Input rows:

____

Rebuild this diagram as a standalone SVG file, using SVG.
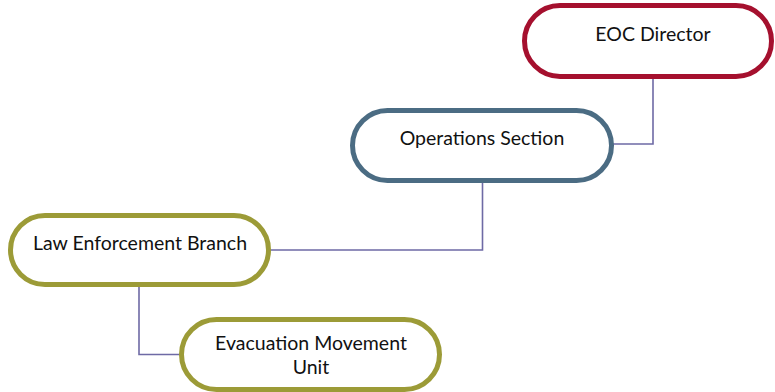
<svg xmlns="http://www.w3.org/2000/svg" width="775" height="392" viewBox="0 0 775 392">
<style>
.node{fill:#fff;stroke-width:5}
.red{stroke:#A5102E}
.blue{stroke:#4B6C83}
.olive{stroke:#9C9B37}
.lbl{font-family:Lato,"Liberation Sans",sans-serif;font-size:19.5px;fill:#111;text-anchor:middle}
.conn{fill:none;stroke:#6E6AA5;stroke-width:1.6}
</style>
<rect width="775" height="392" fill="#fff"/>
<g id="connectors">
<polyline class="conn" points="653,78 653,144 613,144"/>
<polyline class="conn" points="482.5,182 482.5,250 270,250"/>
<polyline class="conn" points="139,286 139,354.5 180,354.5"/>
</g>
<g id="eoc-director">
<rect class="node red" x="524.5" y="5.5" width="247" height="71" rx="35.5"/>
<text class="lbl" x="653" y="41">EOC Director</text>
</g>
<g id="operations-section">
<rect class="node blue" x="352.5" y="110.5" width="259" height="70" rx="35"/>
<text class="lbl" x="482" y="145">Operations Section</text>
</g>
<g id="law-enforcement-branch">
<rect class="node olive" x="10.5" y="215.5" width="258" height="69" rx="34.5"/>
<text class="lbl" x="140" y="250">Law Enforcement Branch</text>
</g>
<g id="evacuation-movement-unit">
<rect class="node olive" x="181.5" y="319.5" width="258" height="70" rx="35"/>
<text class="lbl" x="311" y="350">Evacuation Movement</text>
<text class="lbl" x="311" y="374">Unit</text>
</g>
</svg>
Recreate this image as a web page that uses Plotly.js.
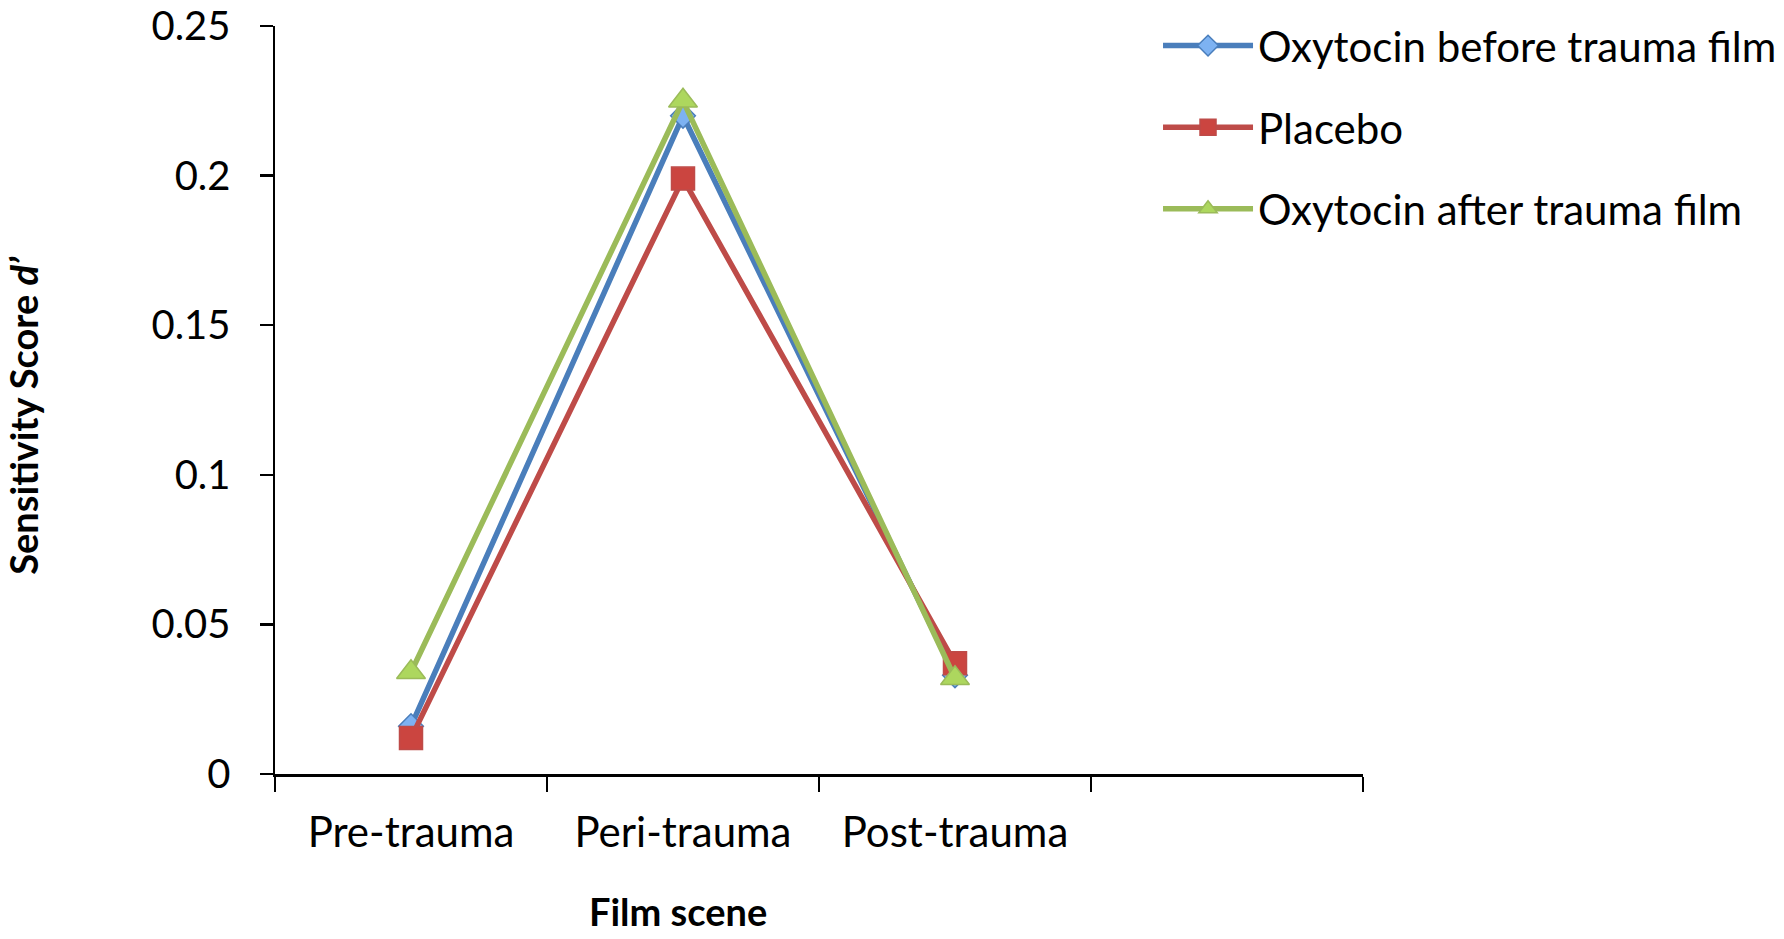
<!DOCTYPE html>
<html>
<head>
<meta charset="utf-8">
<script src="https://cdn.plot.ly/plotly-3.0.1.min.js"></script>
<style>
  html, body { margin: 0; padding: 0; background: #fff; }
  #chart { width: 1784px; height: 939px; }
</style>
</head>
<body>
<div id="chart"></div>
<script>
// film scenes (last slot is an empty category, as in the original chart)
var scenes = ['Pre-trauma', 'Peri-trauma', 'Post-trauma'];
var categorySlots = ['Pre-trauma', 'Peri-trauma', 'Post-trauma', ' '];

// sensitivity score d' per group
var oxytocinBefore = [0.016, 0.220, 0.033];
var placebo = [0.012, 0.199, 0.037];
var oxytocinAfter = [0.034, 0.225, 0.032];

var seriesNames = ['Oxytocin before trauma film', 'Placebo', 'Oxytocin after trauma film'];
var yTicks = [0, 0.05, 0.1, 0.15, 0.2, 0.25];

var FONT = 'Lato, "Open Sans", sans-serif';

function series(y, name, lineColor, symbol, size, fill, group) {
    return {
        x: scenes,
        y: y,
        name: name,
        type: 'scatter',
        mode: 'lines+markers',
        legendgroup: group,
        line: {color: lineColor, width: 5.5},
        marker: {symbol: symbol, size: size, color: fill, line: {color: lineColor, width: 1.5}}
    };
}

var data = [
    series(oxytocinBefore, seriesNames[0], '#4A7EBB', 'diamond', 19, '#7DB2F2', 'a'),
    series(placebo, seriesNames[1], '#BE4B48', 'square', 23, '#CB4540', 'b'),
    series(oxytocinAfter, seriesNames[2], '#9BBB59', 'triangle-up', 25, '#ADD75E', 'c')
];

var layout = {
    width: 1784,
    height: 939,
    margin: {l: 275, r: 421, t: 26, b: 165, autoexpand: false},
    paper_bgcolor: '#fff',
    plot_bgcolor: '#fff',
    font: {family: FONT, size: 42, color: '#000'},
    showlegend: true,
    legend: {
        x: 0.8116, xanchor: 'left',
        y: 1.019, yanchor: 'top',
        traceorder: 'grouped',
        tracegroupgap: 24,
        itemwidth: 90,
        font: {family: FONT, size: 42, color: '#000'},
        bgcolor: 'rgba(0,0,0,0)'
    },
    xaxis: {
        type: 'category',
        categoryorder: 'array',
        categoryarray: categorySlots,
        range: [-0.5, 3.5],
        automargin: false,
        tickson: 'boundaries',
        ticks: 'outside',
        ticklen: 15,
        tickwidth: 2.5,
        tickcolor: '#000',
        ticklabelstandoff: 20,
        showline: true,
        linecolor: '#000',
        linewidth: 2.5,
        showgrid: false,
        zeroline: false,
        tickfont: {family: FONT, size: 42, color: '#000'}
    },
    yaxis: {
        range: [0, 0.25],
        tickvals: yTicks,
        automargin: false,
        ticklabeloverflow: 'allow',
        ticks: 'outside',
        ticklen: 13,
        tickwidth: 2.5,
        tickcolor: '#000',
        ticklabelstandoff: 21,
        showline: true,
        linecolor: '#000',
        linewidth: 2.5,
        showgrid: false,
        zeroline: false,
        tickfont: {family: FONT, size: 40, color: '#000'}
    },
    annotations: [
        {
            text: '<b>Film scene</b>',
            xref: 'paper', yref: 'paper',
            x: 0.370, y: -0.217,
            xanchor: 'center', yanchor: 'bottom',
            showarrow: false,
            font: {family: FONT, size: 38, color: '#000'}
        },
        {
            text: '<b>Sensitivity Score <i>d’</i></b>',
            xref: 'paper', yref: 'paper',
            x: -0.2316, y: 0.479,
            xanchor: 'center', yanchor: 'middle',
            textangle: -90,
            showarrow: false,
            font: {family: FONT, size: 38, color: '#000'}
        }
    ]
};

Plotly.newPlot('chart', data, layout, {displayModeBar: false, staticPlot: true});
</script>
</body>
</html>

____

Objective:
Omit every picture, and otherwise quote the entries exactly.

Reply to the task:
Rebuild this diagram as a standalone SVG file, using SVG.
<svg xmlns="http://www.w3.org/2000/svg" width="775" height="392" viewBox="0 0 775 392">
<style>
.node{fill:#fff;stroke-width:5}
.red{stroke:#A5102E}
.blue{stroke:#4B6C83}
.olive{stroke:#9C9B37}
.lbl{font-family:Lato,"Liberation Sans",sans-serif;font-size:19.5px;fill:#111;text-anchor:middle}
.conn{fill:none;stroke:#6E6AA5;stroke-width:1.6}
</style>
<rect width="775" height="392" fill="#fff"/>
<g id="connectors">
<polyline class="conn" points="653,78 653,144 613,144"/>
<polyline class="conn" points="482.5,182 482.5,250 270,250"/>
<polyline class="conn" points="139,286 139,354.5 180,354.5"/>
</g>
<g id="eoc-director">
<rect class="node red" x="524.5" y="5.5" width="247" height="71" rx="35.5"/>
<text class="lbl" x="653" y="41">EOC Director</text>
</g>
<g id="operations-section">
<rect class="node blue" x="352.5" y="110.5" width="259" height="70" rx="35"/>
<text class="lbl" x="482" y="145">Operations Section</text>
</g>
<g id="law-enforcement-branch">
<rect class="node olive" x="10.5" y="215.5" width="258" height="69" rx="34.5"/>
<text class="lbl" x="140" y="250">Law Enforcement Branch</text>
</g>
<g id="evacuation-movement-unit">
<rect class="node olive" x="181.5" y="319.5" width="258" height="70" rx="35"/>
<text class="lbl" x="311" y="350">Evacuation Movement</text>
<text class="lbl" x="311" y="374">Unit</text>
</g>
</svg>
Recreate this image as a web page that uses Plotly.js.
<!DOCTYPE html>
<html>
<head>
<meta charset="utf-8">
<script src="https://cdn.plot.ly/plotly-3.0.1.min.js"></script>
<style>
  html, body { margin: 0; padding: 0; background: #fff; }
  #chart { width: 1784px; height: 939px; }
</style>
</head>
<body>
<div id="chart"></div>
<script>
// film scenes (last slot is an empty category, as in the original chart)
var scenes = ['Pre-trauma', 'Peri-trauma', 'Post-trauma'];
var categorySlots = ['Pre-trauma', 'Peri-trauma', 'Post-trauma', ' '];

// sensitivity score d' per group
var oxytocinBefore = [0.016, 0.220, 0.033];
var placebo = [0.012, 0.199, 0.037];
var oxytocinAfter = [0.034, 0.225, 0.032];

var seriesNames = ['Oxytocin before trauma film', 'Placebo', 'Oxytocin after trauma film'];
var yTicks = [0, 0.05, 0.1, 0.15, 0.2, 0.25];

var FONT = 'Lato, "Open Sans", sans-serif';

function series(y, name, lineColor, symbol, size, fill, group) {
    return {
        x: scenes,
        y: y,
        name: name,
        type: 'scatter',
        mode: 'lines+markers',
        legendgroup: group,
        line: {color: lineColor, width: 5.5},
        marker: {symbol: symbol, size: size, color: fill, line: {color: lineColor, width: 1.5}}
    };
}

var data = [
    series(oxytocinBefore, seriesNames[0], '#4A7EBB', 'diamond', 19, '#7DB2F2', 'a'),
    series(placebo, seriesNames[1], '#BE4B48', 'square', 23, '#CB4540', 'b'),
    series(oxytocinAfter, seriesNames[2], '#9BBB59', 'triangle-up', 25, '#ADD75E', 'c')
];

var layout = {
    width: 1784,
    height: 939,
    margin: {l: 275, r: 421, t: 26, b: 165, autoexpand: false},
    paper_bgcolor: '#fff',
    plot_bgcolor: '#fff',
    font: {family: FONT, size: 42, color: '#000'},
    showlegend: true,
    legend: {
        x: 0.8116, xanchor: 'left',
        y: 1.019, yanchor: 'top',
        traceorder: 'grouped',
        tracegroupgap: 24,
        itemwidth: 90,
        font: {family: FONT, size: 42, color: '#000'},
        bgcolor: 'rgba(0,0,0,0)'
    },
    xaxis: {
        type: 'category',
        categoryorder: 'array',
        categoryarray: categorySlots,
        range: [-0.5, 3.5],
        automargin: false,
        tickson: 'boundaries',
        ticks: 'outside',
        ticklen: 15,
        tickwidth: 2.5,
        tickcolor: '#000',
        ticklabelstandoff: 20,
        showline: true,
        linecolor: '#000',
        linewidth: 2.5,
        showgrid: false,
        zeroline: false,
        tickfont: {family: FONT, size: 42, color: '#000'}
    },
    yaxis: {
        range: [0, 0.25],
        tickvals: yTicks,
        automargin: false,
        ticklabeloverflow: 'allow',
        ticks: 'outside',
        ticklen: 13,
        tickwidth: 2.5,
        tickcolor: '#000',
        ticklabelstandoff: 21,
        showline: true,
        linecolor: '#000',
        linewidth: 2.5,
        showgrid: false,
        zeroline: false,
        tickfont: {family: FONT, size: 40, color: '#000'}
    },
    annotations: [
        {
            text: '<b>Film scene</b>',
            xref: 'paper', yref: 'paper',
            x: 0.370, y: -0.217,
            xanchor: 'center', yanchor: 'bottom',
            showarrow: false,
            font: {family: FONT, size: 38, color: '#000'}
        },
        {
            text: '<b>Sensitivity Score <i>d’</i></b>',
            xref: 'paper', yref: 'paper',
            x: -0.2316, y: 0.479,
            xanchor: 'center', yanchor: 'middle',
            textangle: -90,
            showarrow: false,
            font: {family: FONT, size: 38, color: '#000'}
        }
    ]
};

Plotly.newPlot('chart', data, layout, {displayModeBar: false, staticPlot: true});
</script>
</body>
</html>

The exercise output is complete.